About Me

Hi there.  My name is Jess Lundie.  If you’re reading this, you’ve stumbled onto Openly Balanced. Openly Balanced is a blog dedicated to finding equilibrium; in our lives, our communities, and on our planet.  Because they’re all connected and you can’t have one without the others.  It is about sustainable living, and what that means to each of us.

Openly Balanced is my study on living.  And who am I?  I’m just a regular person seeking balance – I’m a little obsessed with that word – in my life.  Only I think that life balance is all about community, and all about saving the planet.   And that through building resilient communities and a healthy planet, we become more resilient and healthy as people.  Because they’re all connected, remember?

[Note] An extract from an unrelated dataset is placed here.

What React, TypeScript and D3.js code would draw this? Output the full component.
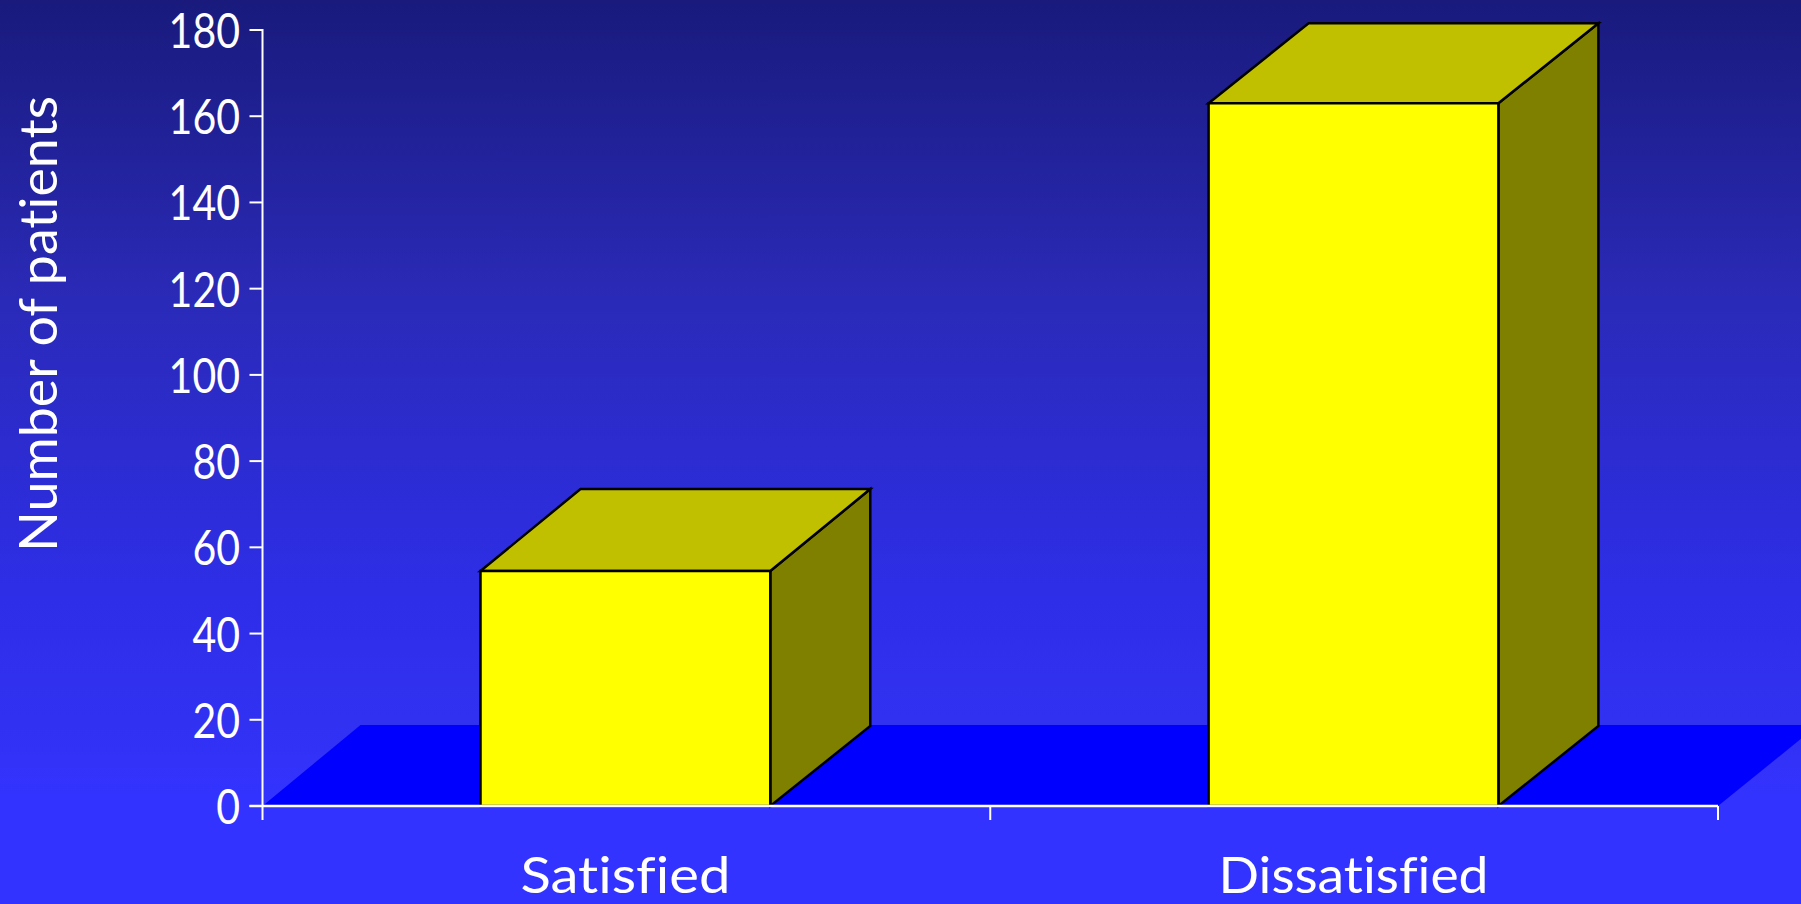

I recently moved from Washington, DC to Washington state, where I live with my two dogs and my cat, and wait patiently (not patiently) for my husband to come home from his deployment in Iraq.   My life in DC was unsustainable.  What is unsustainable?  (I’m all obsessed with “sustainable” too.)  In this case, it meant that my life – the 50 hour a week job, too much takeout, lack of fresh air and sunlight, and general urban isolation – was slowly driving me crazy.  So when we moved, I decided to change the way I live, because sometimes it seems easier to change a bunch of things all at once.

Me and my buddy, Superman

Me and my buddy, Superman

But what I am finding is that being balanced, living sustainably, is not about big changes.   It is about all the tiny choices we make, a thousand times a day.  And because we are all connected, a balanced life is also about the tiny choices everyone else makes which, in aggregate, become all those big things that shape our lives: the economy, politics, the environment, etc.  And even smaller “big” things, like getting through a traffic jam without excessive road rage or peacefully navigating a grocery store during the evening rush.

So this blog is about balanced choices, and what it means to live consciously, and what balanced and sustainable living even means, and what it takes to get there – as people, as communities, and as a planet.